• _What is required_: Extract word for word the lines of the listing from its start to the line holding "(legneg.west) -- ++(-19,0);", both ends kept; pictures are not part of the copy.

• _Information given_:

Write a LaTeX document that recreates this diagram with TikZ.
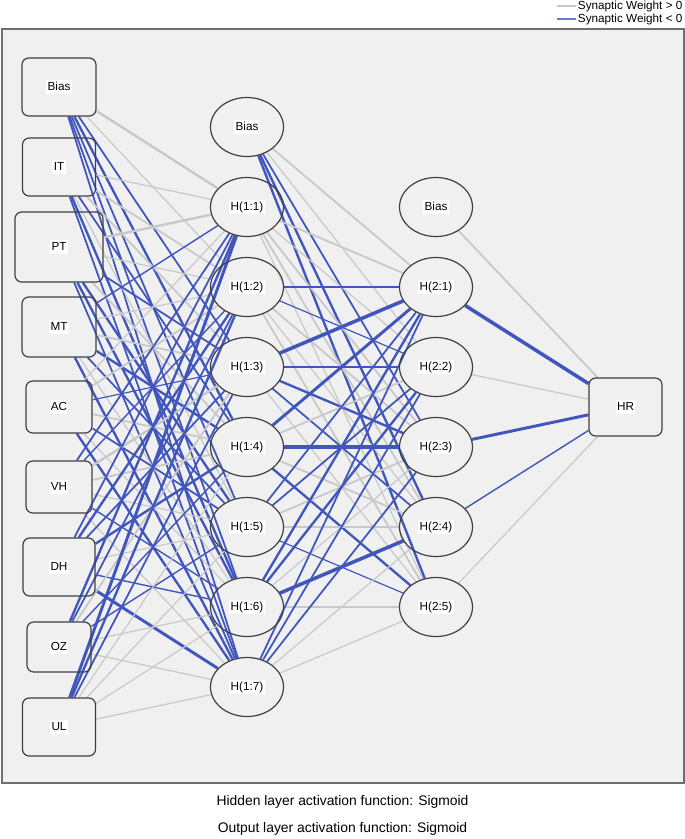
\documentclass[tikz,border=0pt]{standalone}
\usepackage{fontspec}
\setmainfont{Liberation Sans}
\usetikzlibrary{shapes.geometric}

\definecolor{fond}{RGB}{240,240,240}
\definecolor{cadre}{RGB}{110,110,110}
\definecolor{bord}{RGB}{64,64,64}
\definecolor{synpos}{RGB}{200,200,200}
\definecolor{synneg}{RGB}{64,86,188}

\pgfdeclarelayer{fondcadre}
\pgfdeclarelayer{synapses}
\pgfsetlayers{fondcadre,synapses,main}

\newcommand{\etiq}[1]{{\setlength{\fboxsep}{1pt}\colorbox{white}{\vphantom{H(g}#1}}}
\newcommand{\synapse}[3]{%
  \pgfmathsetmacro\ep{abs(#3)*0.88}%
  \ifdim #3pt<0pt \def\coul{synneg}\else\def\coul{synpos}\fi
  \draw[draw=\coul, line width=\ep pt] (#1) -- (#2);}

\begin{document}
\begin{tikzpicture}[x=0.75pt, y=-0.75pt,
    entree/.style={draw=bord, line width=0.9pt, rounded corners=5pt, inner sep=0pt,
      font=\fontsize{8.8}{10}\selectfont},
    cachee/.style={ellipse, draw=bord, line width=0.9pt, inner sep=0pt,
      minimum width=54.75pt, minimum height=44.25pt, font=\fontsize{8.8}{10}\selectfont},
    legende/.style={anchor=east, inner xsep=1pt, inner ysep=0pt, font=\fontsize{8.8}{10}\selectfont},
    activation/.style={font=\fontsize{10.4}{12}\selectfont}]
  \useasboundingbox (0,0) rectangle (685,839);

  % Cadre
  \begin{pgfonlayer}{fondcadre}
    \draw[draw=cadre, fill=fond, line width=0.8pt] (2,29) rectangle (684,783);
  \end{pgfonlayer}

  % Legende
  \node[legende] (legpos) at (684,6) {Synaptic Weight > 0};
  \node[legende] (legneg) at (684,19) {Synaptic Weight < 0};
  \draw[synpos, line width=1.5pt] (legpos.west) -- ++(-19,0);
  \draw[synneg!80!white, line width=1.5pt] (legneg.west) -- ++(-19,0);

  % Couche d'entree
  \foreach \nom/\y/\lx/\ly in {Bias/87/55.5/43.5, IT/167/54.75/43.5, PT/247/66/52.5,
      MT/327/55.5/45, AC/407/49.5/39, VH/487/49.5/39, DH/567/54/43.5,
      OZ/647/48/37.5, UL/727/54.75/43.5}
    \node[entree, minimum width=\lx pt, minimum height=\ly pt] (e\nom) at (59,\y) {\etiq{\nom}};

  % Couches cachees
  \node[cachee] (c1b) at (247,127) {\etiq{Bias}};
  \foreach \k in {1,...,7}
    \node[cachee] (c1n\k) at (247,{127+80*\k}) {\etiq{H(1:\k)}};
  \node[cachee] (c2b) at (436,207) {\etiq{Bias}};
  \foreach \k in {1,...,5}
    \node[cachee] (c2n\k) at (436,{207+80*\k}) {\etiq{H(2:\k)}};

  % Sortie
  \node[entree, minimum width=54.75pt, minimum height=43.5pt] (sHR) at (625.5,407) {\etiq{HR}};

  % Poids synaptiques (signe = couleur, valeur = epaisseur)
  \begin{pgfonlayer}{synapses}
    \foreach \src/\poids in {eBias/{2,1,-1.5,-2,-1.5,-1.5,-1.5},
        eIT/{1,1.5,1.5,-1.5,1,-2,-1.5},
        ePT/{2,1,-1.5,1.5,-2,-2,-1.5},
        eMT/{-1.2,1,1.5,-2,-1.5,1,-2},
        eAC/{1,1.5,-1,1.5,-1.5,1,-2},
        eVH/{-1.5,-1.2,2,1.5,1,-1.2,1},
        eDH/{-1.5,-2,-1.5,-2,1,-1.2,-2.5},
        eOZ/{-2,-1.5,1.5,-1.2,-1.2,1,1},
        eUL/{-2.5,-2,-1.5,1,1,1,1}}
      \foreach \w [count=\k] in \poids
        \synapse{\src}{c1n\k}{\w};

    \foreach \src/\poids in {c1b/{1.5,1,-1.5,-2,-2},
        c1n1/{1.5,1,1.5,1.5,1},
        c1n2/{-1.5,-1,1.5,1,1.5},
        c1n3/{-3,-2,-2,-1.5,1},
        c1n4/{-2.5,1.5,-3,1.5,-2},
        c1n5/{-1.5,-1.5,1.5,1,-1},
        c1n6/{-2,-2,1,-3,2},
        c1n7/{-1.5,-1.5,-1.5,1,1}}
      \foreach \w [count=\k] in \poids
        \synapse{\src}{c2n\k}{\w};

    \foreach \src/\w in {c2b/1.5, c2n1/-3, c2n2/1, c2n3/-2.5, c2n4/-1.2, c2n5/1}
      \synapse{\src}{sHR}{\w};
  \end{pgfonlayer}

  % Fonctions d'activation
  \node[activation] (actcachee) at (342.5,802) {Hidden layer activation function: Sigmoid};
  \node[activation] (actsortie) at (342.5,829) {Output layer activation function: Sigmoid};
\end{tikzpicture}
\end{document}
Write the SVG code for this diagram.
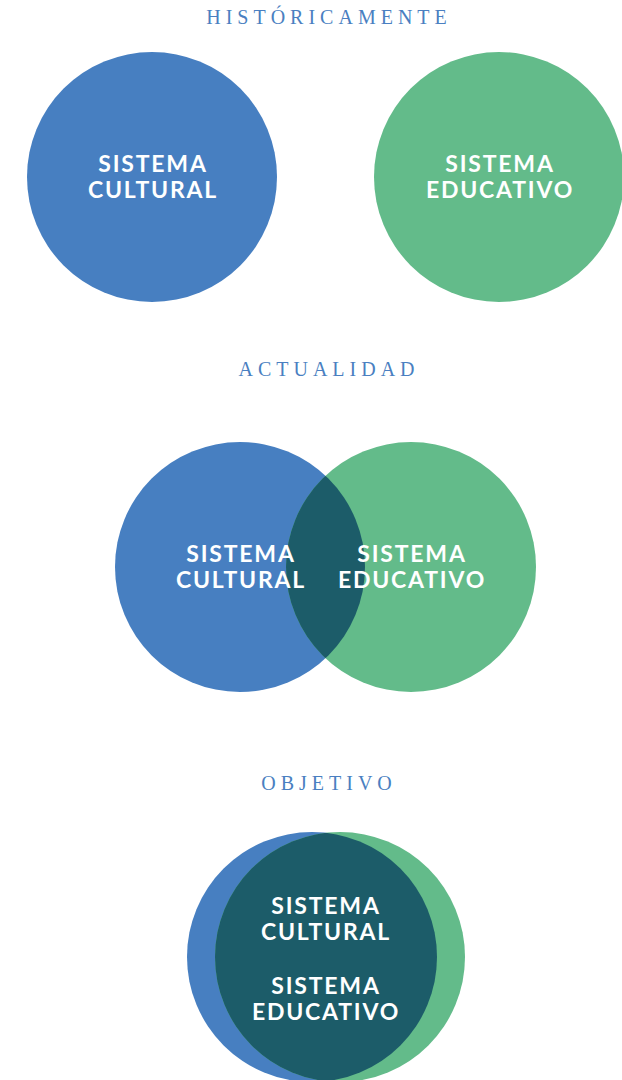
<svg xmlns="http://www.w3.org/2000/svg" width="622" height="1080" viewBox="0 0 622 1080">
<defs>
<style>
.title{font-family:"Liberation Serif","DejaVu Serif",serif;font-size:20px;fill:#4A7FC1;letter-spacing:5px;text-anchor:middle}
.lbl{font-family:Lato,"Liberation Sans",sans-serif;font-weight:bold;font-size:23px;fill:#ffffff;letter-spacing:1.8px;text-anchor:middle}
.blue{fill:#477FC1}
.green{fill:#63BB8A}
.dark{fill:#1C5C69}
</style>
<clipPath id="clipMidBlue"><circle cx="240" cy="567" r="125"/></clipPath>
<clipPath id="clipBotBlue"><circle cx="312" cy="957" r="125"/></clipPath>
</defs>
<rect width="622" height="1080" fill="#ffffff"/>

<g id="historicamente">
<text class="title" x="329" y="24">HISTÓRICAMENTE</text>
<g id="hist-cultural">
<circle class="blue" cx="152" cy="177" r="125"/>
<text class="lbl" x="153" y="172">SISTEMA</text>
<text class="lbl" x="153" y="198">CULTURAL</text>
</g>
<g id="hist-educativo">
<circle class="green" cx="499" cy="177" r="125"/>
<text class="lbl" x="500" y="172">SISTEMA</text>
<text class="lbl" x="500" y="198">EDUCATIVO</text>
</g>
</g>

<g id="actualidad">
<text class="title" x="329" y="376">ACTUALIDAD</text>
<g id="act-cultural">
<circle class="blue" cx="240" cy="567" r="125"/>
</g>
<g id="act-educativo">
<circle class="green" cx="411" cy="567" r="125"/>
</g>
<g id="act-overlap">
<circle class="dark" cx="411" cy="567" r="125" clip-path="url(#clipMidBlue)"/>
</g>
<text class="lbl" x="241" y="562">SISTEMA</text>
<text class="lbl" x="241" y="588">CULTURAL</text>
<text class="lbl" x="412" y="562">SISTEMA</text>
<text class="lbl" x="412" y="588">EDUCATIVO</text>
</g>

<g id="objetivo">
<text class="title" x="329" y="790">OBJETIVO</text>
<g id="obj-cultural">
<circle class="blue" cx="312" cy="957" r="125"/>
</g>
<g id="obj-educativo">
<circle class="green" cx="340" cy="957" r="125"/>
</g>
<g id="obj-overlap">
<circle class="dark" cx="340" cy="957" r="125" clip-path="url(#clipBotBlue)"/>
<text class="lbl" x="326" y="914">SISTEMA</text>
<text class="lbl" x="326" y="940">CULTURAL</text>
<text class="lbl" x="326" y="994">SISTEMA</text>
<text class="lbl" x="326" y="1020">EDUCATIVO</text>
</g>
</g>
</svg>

• _Output of the exercise_:
Write a LaTeX document that recreates this diagram with TikZ.
\documentclass[tikz,border=0pt]{standalone}
\usepackage{fontspec}
\setmainfont{Liberation Sans}
\usetikzlibrary{shapes.geometric}

\definecolor{fond}{RGB}{240,240,240}
\definecolor{cadre}{RGB}{110,110,110}
\definecolor{bord}{RGB}{64,64,64}
\definecolor{synpos}{RGB}{200,200,200}
\definecolor{synneg}{RGB}{64,86,188}

\pgfdeclarelayer{fondcadre}
\pgfdeclarelayer{synapses}
\pgfsetlayers{fondcadre,synapses,main}

\newcommand{\etiq}[1]{{\setlength{\fboxsep}{1pt}\colorbox{white}{\vphantom{H(g}#1}}}
\newcommand{\synapse}[3]{%
  \pgfmathsetmacro\ep{abs(#3)*0.88}%
  \ifdim #3pt<0pt \def\coul{synneg}\else\def\coul{synpos}\fi
  \draw[draw=\coul, line width=\ep pt] (#1) -- (#2);}

\begin{document}
\begin{tikzpicture}[x=0.75pt, y=-0.75pt,
    entree/.style={draw=bord, line width=0.9pt, rounded corners=5pt, inner sep=0pt,
      font=\fontsize{8.8}{10}\selectfont},
    cachee/.style={ellipse, draw=bord, line width=0.9pt, inner sep=0pt,
      minimum width=54.75pt, minimum height=44.25pt, font=\fontsize{8.8}{10}\selectfont},
    legende/.style={anchor=east, inner xsep=1pt, inner ysep=0pt, font=\fontsize{8.8}{10}\selectfont},
    activation/.style={font=\fontsize{10.4}{12}\selectfont}]
  \useasboundingbox (0,0) rectangle (685,839);

  % Cadre
  \begin{pgfonlayer}{fondcadre}
    \draw[draw=cadre, fill=fond, line width=0.8pt] (2,29) rectangle (684,783);
  \end{pgfonlayer}

  % Legende
  \node[legende] (legpos) at (684,6) {Synaptic Weight > 0};
  \node[legende] (legneg) at (684,19) {Synaptic Weight < 0};
  \draw[synpos, line width=1.5pt] (legpos.west) -- ++(-19,0);
  \draw[synneg!80!white, line width=1.5pt] (legneg.west) -- ++(-19,0);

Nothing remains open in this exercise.